Here's what happens during a spike train:

Spike # Somatic State AIS State Effective Threshold
1 Resting, no sAHP, minimal M-current All Na⁺ channels available, no K⁺ accumulation Lowest (-55 mV)
2 Some sAHP developing, slight M-current Some Na⁺ channels still inactivated, some K⁺ channels still open Higher (-53 mV)
3-5 Significant sAHP, M-current growing Cumulative Na⁺ inactivation, K⁺ current accumulation Much higher (-50 to -48 mV)
Steady-state Maximum sAHP, full M-current activation Equilibrium between Na⁺ recovery and inactivation Highest (plateau)

4. Mathematical Representation

The dynamic threshold can be modeled as:

Threshold(t) = Threshold_rest + A * ∫[Ca²⁺]_soma(t) + B * NaV_unavailable(t)

Where A and B are weighting factors for somatic and AIS contributions respectively.

5. Functional Consequences of This Design

A. Temporal Filtering

The neuron becomes a high-pass filter for firing rates:

  • Responds vigorously to sudden input increases (first spike easy)
  • Adapts quickly to sustained input (subsequent spikes harder)
  • Encodes changes in input, not absolute levels

B. Prevention of Epileptiform Activity

By making sustained high-frequency firing progressively harder, the system has a built-in safety mechanism against runaway excitation.

C. Energy Efficiency

Each spike consumes ATP (for Na⁺/K⁺ pumping). By adapting, the neuron prevents wasteful firing when input is sustained but not changing.

D. Signal-to-Noise Enhancement

The adaptation makes the neuron more sensitive to synchronized inputs (which can overcome the raised threshold) versus asynchronous background noise (which cannot).

6. Modulation of Adaptation

Crucially, this adaptation is itself modulatable:

  • Acetylcholine: Reduces sAHP and M-current → less adaptation → neuron can sustain firing longer (important for attention).
  • Norepinephrine: Can enhance adaptation in some contexts, promoting burst firing patterns.
  • Serotonin: Modulates both sAHP and Na⁺ channel kinetics, tuning adaptation to behavioral state.

7. Experimental Evidence

  • Intracellular recordings show clear threshold increases during spike trains.
  • Dynamic clamp experiments demonstrate that injecting artificial sAHP currents reproduces adaptation.
  • Knockout of SK channels eliminates most spike-frequency adaptation.
  • AIS-targeted pharmacology shows that blocking specific K⁺ channels at the AIS reduces threshold elevation during trains.
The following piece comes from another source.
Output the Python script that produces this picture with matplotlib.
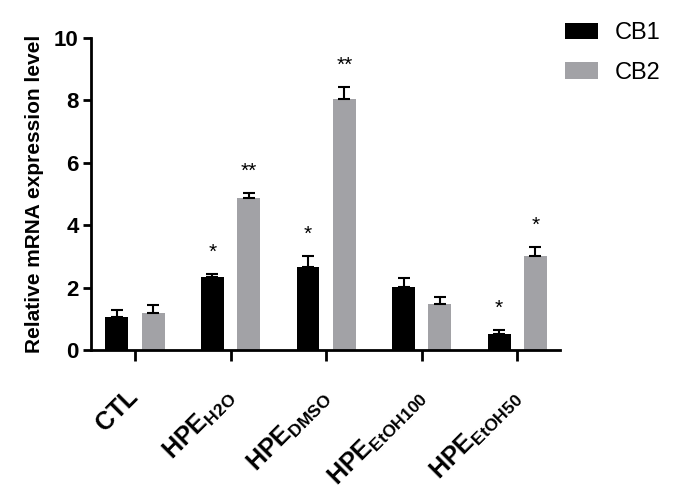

Summary: The Strategic First Spike

Yes, the first spike is privileged. The soma and AIS are engineered to be maximally sensitive to the onset of input, then progressively desensitize during sustained activity. This is achieved through:

  1. Somatic sAHP (Ca²⁺-dependent K⁺ currents)
  2. Somatic M-current accumulation
  3. AIS Na⁺ channel inactivation
  4. AIS K⁺ channel cumulative activation
  5. Activity-dependent phosphorylation of threshold proteins

This creates a neuron that says: "I notice changes immediately, but I won't keep shouting about things that don't change." The first spike is the easiest because it carries the most information—the news that something has changed. Subsequent spikes in a train are progressively harder because they merely confirm "it's still happening," which is less informationally valuable.

This elegant design balances sensitivity with stability, novelty detection with energy conservation, making the neuron an optimal detector of meaningful change in a noisy world.